What you have to do
Give back exactly the lines from the beginning of the listing below to the line holding "const rightTicks = [0, 5e6, 10e6, 15e6, 20e6, 25e6, 30e6, 35e6];", both ends included; the pictures stay out.

Provided material

================================

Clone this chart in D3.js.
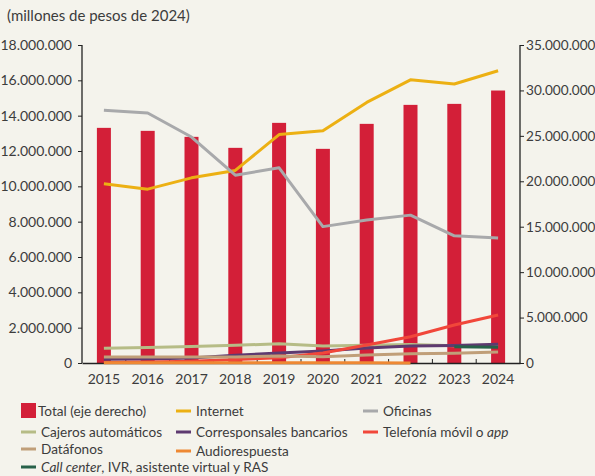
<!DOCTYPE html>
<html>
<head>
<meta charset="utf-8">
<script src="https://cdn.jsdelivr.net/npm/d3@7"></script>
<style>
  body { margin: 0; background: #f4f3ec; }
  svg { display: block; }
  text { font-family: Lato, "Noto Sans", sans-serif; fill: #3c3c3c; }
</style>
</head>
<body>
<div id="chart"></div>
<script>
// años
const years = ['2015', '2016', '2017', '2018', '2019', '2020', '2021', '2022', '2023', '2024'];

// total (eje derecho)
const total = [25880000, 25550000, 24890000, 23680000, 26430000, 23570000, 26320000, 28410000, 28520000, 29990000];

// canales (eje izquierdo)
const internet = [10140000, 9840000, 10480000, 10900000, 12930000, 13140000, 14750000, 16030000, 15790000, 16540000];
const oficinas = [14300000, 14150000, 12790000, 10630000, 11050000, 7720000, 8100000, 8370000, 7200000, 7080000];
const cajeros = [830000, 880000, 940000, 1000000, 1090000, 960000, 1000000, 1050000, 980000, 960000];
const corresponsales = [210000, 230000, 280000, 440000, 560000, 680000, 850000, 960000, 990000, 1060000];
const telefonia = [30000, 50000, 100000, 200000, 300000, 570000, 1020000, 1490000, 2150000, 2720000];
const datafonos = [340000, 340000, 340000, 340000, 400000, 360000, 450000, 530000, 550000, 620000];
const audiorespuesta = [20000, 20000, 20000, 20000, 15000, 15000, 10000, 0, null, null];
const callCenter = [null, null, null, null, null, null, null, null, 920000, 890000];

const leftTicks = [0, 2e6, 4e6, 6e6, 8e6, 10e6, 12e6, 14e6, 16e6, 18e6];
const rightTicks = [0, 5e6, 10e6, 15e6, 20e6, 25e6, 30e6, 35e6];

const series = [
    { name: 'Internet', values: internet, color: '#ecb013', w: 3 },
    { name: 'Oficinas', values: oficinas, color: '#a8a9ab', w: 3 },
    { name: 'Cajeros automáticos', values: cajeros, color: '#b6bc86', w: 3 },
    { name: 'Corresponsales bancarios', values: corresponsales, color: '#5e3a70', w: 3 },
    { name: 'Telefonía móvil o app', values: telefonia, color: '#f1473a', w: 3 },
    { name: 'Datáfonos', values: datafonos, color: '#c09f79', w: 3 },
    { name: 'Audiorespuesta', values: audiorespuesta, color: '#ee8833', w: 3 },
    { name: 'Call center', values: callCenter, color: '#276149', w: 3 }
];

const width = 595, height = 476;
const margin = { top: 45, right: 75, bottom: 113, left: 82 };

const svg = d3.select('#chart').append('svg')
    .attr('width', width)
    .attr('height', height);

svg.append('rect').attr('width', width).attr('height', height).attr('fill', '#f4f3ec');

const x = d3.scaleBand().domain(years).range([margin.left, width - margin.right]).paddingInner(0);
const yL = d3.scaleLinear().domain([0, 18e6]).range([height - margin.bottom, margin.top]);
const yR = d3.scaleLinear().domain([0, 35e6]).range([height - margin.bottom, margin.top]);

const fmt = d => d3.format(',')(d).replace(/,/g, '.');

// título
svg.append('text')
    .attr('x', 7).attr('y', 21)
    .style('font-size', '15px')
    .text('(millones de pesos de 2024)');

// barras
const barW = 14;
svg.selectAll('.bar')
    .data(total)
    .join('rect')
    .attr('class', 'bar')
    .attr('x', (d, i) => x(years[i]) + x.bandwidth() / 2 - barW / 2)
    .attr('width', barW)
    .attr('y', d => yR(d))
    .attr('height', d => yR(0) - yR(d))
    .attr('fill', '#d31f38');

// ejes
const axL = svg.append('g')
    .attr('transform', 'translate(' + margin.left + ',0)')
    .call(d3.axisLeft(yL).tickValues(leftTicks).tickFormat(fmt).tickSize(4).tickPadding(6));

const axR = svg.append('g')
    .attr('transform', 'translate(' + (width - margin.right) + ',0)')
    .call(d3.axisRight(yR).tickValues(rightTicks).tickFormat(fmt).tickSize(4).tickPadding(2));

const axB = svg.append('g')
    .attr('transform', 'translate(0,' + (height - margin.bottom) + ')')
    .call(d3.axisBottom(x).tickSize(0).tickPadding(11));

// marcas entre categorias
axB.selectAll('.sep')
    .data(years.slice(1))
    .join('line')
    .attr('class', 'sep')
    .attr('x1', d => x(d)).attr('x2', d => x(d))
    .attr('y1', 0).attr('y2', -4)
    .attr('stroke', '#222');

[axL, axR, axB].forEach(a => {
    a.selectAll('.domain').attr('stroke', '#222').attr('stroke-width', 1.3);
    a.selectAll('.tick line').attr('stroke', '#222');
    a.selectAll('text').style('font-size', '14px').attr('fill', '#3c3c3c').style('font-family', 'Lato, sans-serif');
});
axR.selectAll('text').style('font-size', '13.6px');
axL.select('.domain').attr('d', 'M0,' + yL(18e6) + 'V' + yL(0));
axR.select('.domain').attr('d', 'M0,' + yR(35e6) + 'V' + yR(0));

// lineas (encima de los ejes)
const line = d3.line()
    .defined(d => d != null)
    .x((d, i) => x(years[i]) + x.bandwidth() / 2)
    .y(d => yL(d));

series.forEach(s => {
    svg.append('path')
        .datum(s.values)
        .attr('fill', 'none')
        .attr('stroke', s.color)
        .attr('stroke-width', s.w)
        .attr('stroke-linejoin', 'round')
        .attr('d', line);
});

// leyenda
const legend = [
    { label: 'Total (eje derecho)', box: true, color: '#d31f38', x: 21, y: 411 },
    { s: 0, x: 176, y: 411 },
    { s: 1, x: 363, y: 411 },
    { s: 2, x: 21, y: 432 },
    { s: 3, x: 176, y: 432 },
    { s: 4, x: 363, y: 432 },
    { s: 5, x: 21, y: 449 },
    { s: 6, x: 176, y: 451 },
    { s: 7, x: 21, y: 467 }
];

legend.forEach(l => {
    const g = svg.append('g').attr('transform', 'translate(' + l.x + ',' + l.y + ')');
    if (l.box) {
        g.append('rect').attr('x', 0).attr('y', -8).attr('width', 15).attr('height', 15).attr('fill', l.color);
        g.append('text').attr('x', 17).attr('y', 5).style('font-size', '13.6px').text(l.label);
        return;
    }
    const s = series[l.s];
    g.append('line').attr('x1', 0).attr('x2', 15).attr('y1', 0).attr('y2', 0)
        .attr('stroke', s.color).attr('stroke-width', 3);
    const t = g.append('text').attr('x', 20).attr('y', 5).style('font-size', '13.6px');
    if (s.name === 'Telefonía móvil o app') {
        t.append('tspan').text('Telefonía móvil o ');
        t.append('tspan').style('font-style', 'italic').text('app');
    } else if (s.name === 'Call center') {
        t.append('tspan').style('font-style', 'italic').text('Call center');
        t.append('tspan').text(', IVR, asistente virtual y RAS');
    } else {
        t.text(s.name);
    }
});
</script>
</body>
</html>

================================

Finished answer
Clone this chart in D3.js.
<!DOCTYPE html>
<html>
<head>
<meta charset="utf-8">
<script src="https://cdn.jsdelivr.net/npm/d3@7"></script>
<style>
  body { margin: 0; background: #f4f3ec; }
  svg { display: block; }
  text { font-family: Lato, "Noto Sans", sans-serif; fill: #3c3c3c; }
</style>
</head>
<body>
<div id="chart"></div>
<script>
// años
const years = ['2015', '2016', '2017', '2018', '2019', '2020', '2021', '2022', '2023', '2024'];

// total (eje derecho)
const total = [25880000, 25550000, 24890000, 23680000, 26430000, 23570000, 26320000, 28410000, 28520000, 29990000];

// canales (eje izquierdo)
const internet = [10140000, 9840000, 10480000, 10900000, 12930000, 13140000, 14750000, 16030000, 15790000, 16540000];
const oficinas = [14300000, 14150000, 12790000, 10630000, 11050000, 7720000, 8100000, 8370000, 7200000, 7080000];
const cajeros = [830000, 880000, 940000, 1000000, 1090000, 960000, 1000000, 1050000, 980000, 960000];
const corresponsales = [210000, 230000, 280000, 440000, 560000, 680000, 850000, 960000, 990000, 1060000];
const telefonia = [30000, 50000, 100000, 200000, 300000, 570000, 1020000, 1490000, 2150000, 2720000];
const datafonos = [340000, 340000, 340000, 340000, 400000, 360000, 450000, 530000, 550000, 620000];
const audiorespuesta = [20000, 20000, 20000, 20000, 15000, 15000, 10000, 0, null, null];
const callCenter = [null, null, null, null, null, null, null, null, 920000, 890000];

const leftTicks = [0, 2e6, 4e6, 6e6, 8e6, 10e6, 12e6, 14e6, 16e6, 18e6];
const rightTicks = [0, 5e6, 10e6, 15e6, 20e6, 25e6, 30e6, 35e6];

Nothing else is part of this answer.